Wojtek Sokolowski sokol at jhu.edu
Thu Jul 14 09:28:11 PDT 2005



> CB: Marx's test for himself as a philosopher is whether he changed the
> world. The main world-change Marx has made is through his pupils,
> especially Lenin and Leninists. Marx "freed" from his pupils is a failure
by
> Marx's own philosophical standard.

That might be true in principle, but even if we counted Lenin and Co as a bona fide pupils of Marx, they hardly exhaust the class of all Marx pupils. So even if we discount Lenin, there are plenty of other pupils left.

I am inclined to believe that Lenin and Co were NOT Marxist in any true sense - they were Russian modernizers who selectively used Marx as building block of their managerial ideology (i.e. a set of myths justifying the powers and policies of top executive officers in an organization) - other elements being peasant populism and Russian nationalism.

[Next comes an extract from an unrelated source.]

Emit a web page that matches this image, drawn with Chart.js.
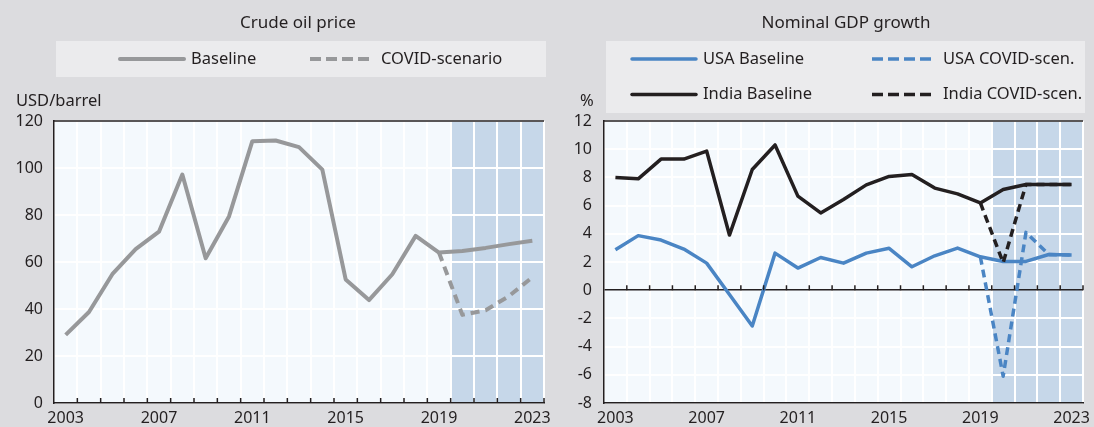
<!DOCTYPE html>
<html>
<head>
<meta charset="utf-8">
<script src="https://cdn.jsdelivr.net/npm/chart.js@4"></script>
<style>
  html, body { margin: 0; padding: 0; background: #dcdcdf; }
  #wrap { position: relative; width: 1094px; height: 427px; }
  .panel { position: absolute; top: 0; height: 427px; }
</style>
</head>
<body>
<div id="wrap">
  <div class="panel" style="left:0;width:560px"><canvas id="oil" width="560" height="427"></canvas></div>
  <div class="panel" style="left:547px;width:547px"><canvas id="gdp" width="547" height="427"></canvas></div>
</div>
<script>
// tick labels / categories
const years = ['2003', '2004', '2005', '2006', '2007', '2008', '2009', '2010', '2011', '2012', '2013',
               '2014', '2015', '2016', '2017', '2018', '2019', '2020', '2021', '2022', '2023'];

// crude oil price, USD/barrel
const oilBaseline = [29, 38.7, 54.8, 65.5, 72.9, 97.2, 61.6, 79.4, 111.4, 111.7, 108.9,
                     99.3, 52.6, 43.8, 54.8, 71.1, 64.0, 64.7, 66.0, 67.6, 69.0];
const oilCovid = [null, null, null, null, null, null, null, null, null, null, null,
                  null, null, null, null, null, 64.0, 37.5, 39.5, 45.5, 53.5];

// nominal GDP growth, %
const usaBaseline = [2.87, 3.87, 3.56, 2.92, 1.92, -0.3, -2.54, 2.63, 1.57, 2.32, 1.92,
                     2.63, 2.97, 1.66, 2.44, 2.99, 2.37, 2.04, 2.04, 2.53, 2.5];
const usaCovid = [null, null, null, null, null, null, null, null, null, null, null,
                  null, null, null, null, null, 2.37, -6.1, 4.1, 2.53, 2.5];
const indiaBaseline = [8.0, 7.9, 9.3, 9.3, 9.87, 3.91, 8.56, 10.3, 6.67, 5.48, 6.43,
                       7.47, 8.07, 8.2, 7.24, 6.83, 6.19, 7.14, 7.5, 7.5, 7.5];
const indiaCovid = [null, null, null, null, null, null, null, null, null, null, null,
                    null, null, null, null, null, 6.19, 1.95, 7.5, 7.5, 7.5];

const TXT = '#231f20';
const FONT = "'Noto Sans', sans-serif";
Chart.defaults.font.family = FONT;
Chart.defaults.font.size = 16;
Chart.defaults.color = TXT;

// background, shaded forecast years, title, unit and legend box
const decor = {
  id: 'decor',
  beforeDraw(chart, args, o) {
    const { ctx, chartArea: a, scales: { x } } = chart;
    const step = x.getPixelForValue(1) - x.getPixelForValue(0);
    ctx.save();
    ctx.fillStyle = '#f4f9fd';
    ctx.fillRect(a.left, a.top, a.right - a.left, a.bottom - a.top);
    const sx = x.getPixelForValue(years.indexOf(o.shadeFrom)) - step / 2;
    ctx.fillStyle = '#c6d7e9';
    ctx.fillRect(sx, a.top, a.right - sx, a.bottom - a.top);

    ctx.fillStyle = TXT;
    ctx.textBaseline = 'middle';
    ctx.textAlign = 'center';
    ctx.font = '17px ' + FONT;
    ctx.fillText(o.title, o.titleX, 23);
    ctx.textAlign = 'left';
    ctx.font = '16.5px ' + FONT;
    ctx.fillText(o.unit, o.unitX, 101);

    ctx.fillStyle = '#ebebed';
    ctx.fillRect(o.box[0], o.box[1], o.box[2], o.box[3]);
    o.items.forEach(it => {
      const ds = chart.data.datasets[it.ds];
      ctx.strokeStyle = ds.borderColor;
      ctx.lineWidth = ds.borderWidth;
      ctx.lineCap = ds.borderDash ? 'butt' : 'round';
      ctx.setLineDash(ds.borderDash ? [11, 5] : []);
      ctx.beginPath();
      ctx.moveTo(it.x, it.y);
      ctx.lineTo(it.x + 64, it.y);
      ctx.stroke();
      ctx.setLineDash([]);
      ctx.fillStyle = TXT;
      ctx.fillText(ds.label, it.x + 71, it.y);
    });
    ctx.restore();
  },
  afterDraw(chart, args, o) {
    const { ctx, chartArea: a, scales: { x, y } } = chart;
    const step = x.getPixelForValue(1) - x.getPixelForValue(0);
    const base = y.getPixelForValue(o.tickAt);
    ctx.save();
    ctx.strokeStyle = TXT;
    ctx.lineWidth = 1.5;
    ctx.beginPath();
    ctx.moveTo(a.left, a.top);
    ctx.lineTo(a.right, a.top);
    for (let i = 0; i < years.length; i++) {
      const px = x.getPixelForValue(i) + step / 2;
      ctx.moveTo(px, base);
      ctx.lineTo(px, base - 5);
    }
    ctx.stroke();
    ctx.restore();
  }
};

function xScale() {
  return {
    type: 'category',
    offset: true,
    grid: { color: '#ffffff', lineWidth: 2, offset: true, drawTicks: false },
    border: { color: TXT, width: 1.5 },
    ticks: {
      autoSkip: false, maxRotation: 0, padding: 6,
      callback: (v, i) => (i % 4 === 0 ? years[i] : '')
    },
    afterFit(s) { s.height = 24; s.paddingLeft = 0; s.paddingRight = 0; }
  };
}

new Chart(document.getElementById('oil'), {
  type: 'line',
  data: {
    labels: years,
    datasets: [
      { label: 'Baseline', data: oilBaseline, borderColor: '#97989a', borderWidth: 4 },
      { label: 'COVID-scenario', data: oilCovid, borderColor: '#97989a', borderWidth: 4, borderDash: [9, 6] }
    ]
  },
  options: {
    responsive: false,
    animation: false,
    events: [],
    elements: { point: { radius: 0 }, line: { tension: 0, borderJoinStyle: 'round' } },
    layout: { padding: { left: 0, top: 121, right: 16, bottom: 0 } },
    scales: {
      x: xScale(),
      y: {
        min: 0, max: 120,
        ticks: { stepSize: 20, padding: 11 },
        grid: { color: '#ffffff', lineWidth: 2, drawTicks: false },
        border: { color: TXT, width: 1.5 },
        afterFit(s) { s.width = 54; }
      }
    },
    plugins: {
      legend: { display: false },
      tooltip: { enabled: false },
      decor: {
        title: 'Crude oil price', titleX: 298,
        unit: 'USD/barrel', unitX: 16,
        shadeFrom: '2020', tickAt: 0,
        box: [56, 41, 490, 36],
        items: [{ ds: 0, x: 120, y: 59 }, { ds: 1, x: 310, y: 59 }]
      }
    }
  },
  plugins: [decor]
});

new Chart(document.getElementById('gdp'), {
  type: 'line',
  data: {
    labels: years,
    datasets: [
      { label: 'USA Baseline', data: usaBaseline, borderColor: '#4a85c4', borderWidth: 3.5, order: 3 },
      { label: 'USA COVID-scen.', data: usaCovid, borderColor: '#4a85c4', borderWidth: 3.5, borderDash: [8, 5], order: 2 },
      { label: 'India Baseline', data: indiaBaseline, borderColor: TXT, borderWidth: 3.5, order: 0 },
      { label: 'India COVID-scen.', data: indiaCovid, borderColor: TXT, borderWidth: 3.5, borderDash: [8, 5], order: 1 }
    ]
  },
  options: {
    responsive: false,
    animation: false,
    events: [],
    elements: { point: { radius: 0 }, line: { tension: 0, borderJoinStyle: 'round' } },
    layout: { padding: { left: 0, top: 121, right: 11, bottom: 0 } },
    scales: {
      x: xScale(),
      y: {
        min: -8, max: 12,
        ticks: { stepSize: 2, padding: 12 },
        grid: {
          color: c => (c.tick && c.tick.value === 0 ? TXT : '#ffffff'),
          lineWidth: c => (c.tick && c.tick.value === 0 ? 1.5 : 2), drawTicks: false
        },
        border: { color: TXT, width: 1.5 },
        afterFit(s) { s.width = 57; }
      }
    },
    plugins: {
      legend: { display: false },
      tooltip: { enabled: false },
      decor: {
        title: 'Nominal GDP growth', titleX: 299,
        unit: '%', unitX: 33,
        shadeFrom: '2020', tickAt: 0,
        box: [59, 41, 479, 72],
        items: [{ ds: 0, x: 85, y: 59 }, { ds: 1, x: 325, y: 59 },
                { ds: 2, x: 85, y: 94.5 }, { ds: 3, x: 325, y: 94.5 }]
      }
    }
  },
  plugins: [decor]
});
</script>
</body>
</html>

While their economic and social policies were the best thing that happened to Russia and Eastern Europe throughout the entire history of her miserable existence - these policies were "Marxist" in the name only. They lacked two key elements of Marxist thought: (i) the idea that certain historical developments must take place before socialism can be implemented and (ii) the idea that exploitation occurs not through nominal ownership but through the appropriation of labor time that such ownership entails (i.e. workers are exploited not because they do not own a factory, but because capitalist has the means of making them work longer than it is necessary to reproduce the value of their own labor power) - while for Marx freedom from exploitation was to be accomplished through shortening of the work time, the Soviet state was notorious for elongating rather than shortening of the work time.